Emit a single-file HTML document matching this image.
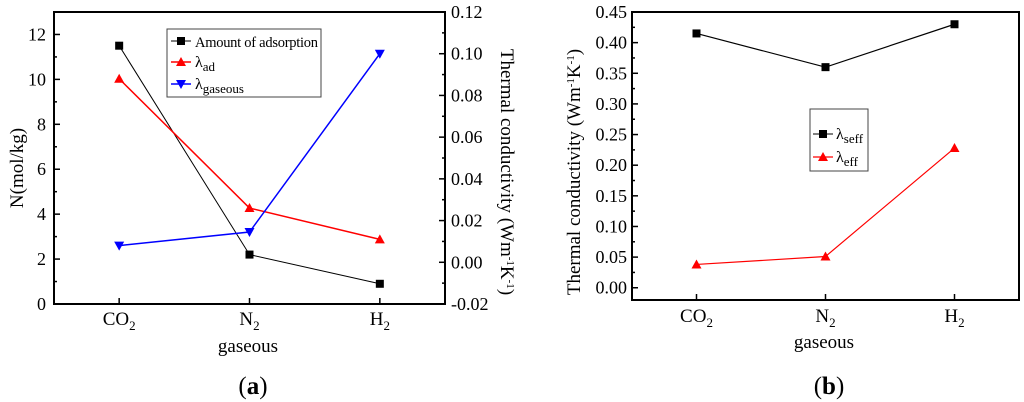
<!DOCTYPE html>
<html><head><meta charset="utf-8"><style>
html,body{margin:0;padding:0;background:#fff}
svg{display:block;font-family:"Liberation Serif",serif}
</style></head><body>
<svg id="s" width="1024" height="402" viewBox="0 0 1024 402"></svg>
<script>
const categories=["CO2","N2","H2"];
const adsorption=[11.5,2.2,0.9];
const lambdaAd=[0.088,0.026,0.011];
const lambdaGas=[0.008,0.0145,0.100];
const lambdaSeff=[0.415,0.36,0.43];
const lambdaEff=[0.038,0.051,0.228];
const leftTicksA=[0,2,4,6,8,10,12];
const rightTicksA=[-0.02,0,0.02,0.04,0.06,0.08,0.10,0.12];
const ticksB=[0,0.05,0.10,0.15,0.20,0.25,0.30,0.35,0.40,0.45];

const S=document.getElementById('s');const NS="http://www.w3.org/2000/svg";
function el(t,a,p){const e=document.createElementNS(NS,t);for(const k in a)e.setAttribute(k,a[k]);(p||S).appendChild(e);return e;}
function txt(x,y,s,a,p){const e=el('text',Object.assign({x:x,y:y,'font-size':18,fill:'#000'},a),p);e.innerHTML=s;return e;}
function catLabel(x,y,c,g){
  const m=c.match(/^([A-Z]+)(\d)$/);
  return txt(x,y,m[1]+'<tspan font-size="13" dy="5">'+m[2]+'</tspan>',{'text-anchor':'middle','font-size':19},g);
}
function square(x,y,col,g){return el('rect',{x:x-4,y:y-4,width:8,height:8,fill:col},g);}
function triUp(x,y,col,g){return el('path',{d:`M${x},${y-5}L${x+5},${y+4}L${x-5},${y+4}Z`,fill:col},g);}
function triDn(x,y,col,g){return el('path',{d:`M${x},${y+5}L${x+5},${y-4}L${x-5},${y-4}Z`,fill:col},g);}

// ---------- chart a ----------
const A={l:54,r:445,t:12,b:304};
const xa=i=>A.l+(i+0.5)*(A.r-A.l)/3;
const ya=v=>A.b-v/13*(A.b-A.t);
const ya2=v=>A.b-(v+0.02)/0.14*(A.b-A.t);
const ga=el('g',{});


const pa=el('g',{},ga);


el('rect',{x:A.l,y:A.t,width:A.r-A.l,height:A.b-A.t,fill:'none',stroke:'#000','stroke-width':2},pa);
for(let v=0;v<=13;v++){const y=ya(v);const maj=v%2===0;el('line',{x1:A.l,x2:A.l+(maj?6:3),y1:y,y2:y,stroke:'#000','stroke-width':1.5},pa);}
leftTicksA.forEach(v=>{const t=txt(A.l-8,ya(v)+6,String(v),{'text-anchor':'end'},pa);});
for(let k=0;k<=14;k++){const v=-0.02+k*0.01;const y=ya2(v);const maj=k%2===0;el('line',{x1:A.r,x2:A.r-(maj?6:3),y1:y,y2:y,stroke:'#000','stroke-width':1.5},pa);}
rightTicksA.forEach(v=>{const t=txt(A.r+6,ya2(v)+6,v.toFixed(2),{},pa);});
categories.forEach((c,i)=>{el('line',{x1:xa(i),x2:xa(i),y1:A.b,y2:A.b-6,stroke:'#000','stroke-width':1.5},pa);const t=catLabel(xa(i),A.b+21,c,pa);});
let t=txt(248,352,'gaseous',{'text-anchor':'middle','font-size':19},pa);
t=txt(0,0,'N(mol/kg)',{'text-anchor':'middle','font-size':19,transform:'translate(23,168) rotate(-90)'},pa);
t=txt(0,0,'Thermal conductivity (Wm<tspan font-size="11" dy="-6">-1</tspan><tspan dy="6">K</tspan><tspan font-size="11" dy="-6">-1</tspan><tspan dy="6">)</tspan>',{'text-anchor':'middle','font-size':19,transform:'translate(501,172) rotate(90)'},pa);

function series(vals,xf,yf,col,mk,name,g,w){
  const s=el('g',{},g);
  
  
  el('polyline',{points:vals.map((v,i)=>xf(i)+','+yf(v)).join(' '),fill:'none',stroke:col,'stroke-width':w||1.2},s);
  vals.forEach((v,i)=>mk(xf(i),yf(v),col,s));
}
series(adsorption,xa,ya,'#000',square,'series-adsorption',ga,1);
series(lambdaAd,xa,ya2,'#f00',triUp,'series-lambda-ad',ga,1.5);
series(lambdaGas,xa,ya2,'#00f',triDn,'series-lambda-gaseous',ga,1.5);

const la=el('g',{},ga);


el('rect',{x:167,y:29,width:154,height:68,fill:'#fff',stroke:'#444','stroke-width':1},la);
el('line',{x1:171,x2:191,y1:41,y2:41,stroke:'#000'},la);square(181,41,'#000',la);
txt(195,47,'Amount of adsorption',{'font-size':14.5,textLength:123},la);
el('line',{x1:171,x2:191,y1:62,y2:62,stroke:'#f00','stroke-width':1.5},la);triUp(181,62,'#f00',la);
txt(195,67,'λ<tspan font-size="13" dy="4">ad</tspan>',{'font-size':16},la);
el('line',{x1:171,x2:191,y1:84,y2:84,stroke:'#00f','stroke-width':1.5},la);triDn(181,84,'#00f',la);
txt(195,89,'λ<tspan font-size="13" dy="4">gaseous</tspan>',{'font-size':16},la);
t=txt(253,394,'(<tspan font-weight="bold">a</tspan>)',{'text-anchor':'middle','font-size':25},ga);

// ---------- chart b ----------
const B={l:632,r:1019,t:12,b:300};
const xb=i=>B.l+(i+0.5)*(B.r-B.l)/3;
const yb=v=>B.b-(v+0.02)/0.47*(B.b-B.t);
const gb=el('g',{});


el('rect',{x:B.l,y:B.t,width:B.r-B.l,height:B.b-B.t,fill:'none',stroke:'#000','stroke-width':2},gb);
for(let k=0;k<=18;k++){const v=k*0.025;const y=yb(v);const maj=k%2===0;el('line',{x1:B.l,x2:B.l+(maj?6:3),y1:y,y2:y,stroke:'#000','stroke-width':1.5},gb);}
ticksB.forEach(v=>{const t=txt(B.l-5,yb(v)+6,v.toFixed(2),{'text-anchor':'end'},gb);});
categories.forEach((c,i)=>{el('line',{x1:xb(i),x2:xb(i),y1:B.b,y2:B.b-6,stroke:'#000','stroke-width':1.5},gb);const t=catLabel(xb(i),B.b+22,c,gb);});
t=txt(824,348,'gaseous',{'text-anchor':'middle','font-size':19},gb);
t=txt(0,0,'Thermal conductivity (Wm<tspan font-size="11" dy="-6">-1</tspan><tspan dy="6">K</tspan><tspan font-size="11" dy="-6">-1</tspan><tspan dy="6">)</tspan>',{'text-anchor':'middle','font-size':19,transform:'translate(580,172) rotate(-90)'},gb);
series(lambdaSeff,xb,yb,'#000',square,'series-lambda-seff',gb,1.2);
series(lambdaEff,xb,yb,'#f00',triUp,'series-lambda-eff',gb,1.2);
const lb=el('g',{},gb);


el('rect',{x:810,y:109,width:58,height:62,fill:'#fff',stroke:'#444','stroke-width':1},lb);
el('line',{x1:813,x2:833,y1:134,y2:134,stroke:'#000'},lb);square(823,134,'#000',lb);
txt(836,139,'λ<tspan font-size="13" dy="4">seff</tspan>',{'font-size':16},lb);
el('line',{x1:813,x2:833,y1:157,y2:157,stroke:'#f00','stroke-width':1.2},lb);triUp(823,157,'#f00',lb);
txt(836,162,'λ<tspan font-size="13" dy="4">eff</tspan>',{'font-size':16},lb);
t=txt(829,394,'(<tspan font-weight="bold">b</tspan>)',{'text-anchor':'middle','font-size':25},gb);
</script>
</body></html>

-*-

(Task goal)
Copy out every line with the word "document".

(Right answer)
Emit a single-file HTML document matching this image.
const S=document.getElementById('s');const NS="http://www.w3.org/2000/svg";
function el(t,a,p){const e=document.createElementNS(NS,t);for(const k in a)e.setAttribute(k,a[k]);(p||S).appendChild(e);return e;}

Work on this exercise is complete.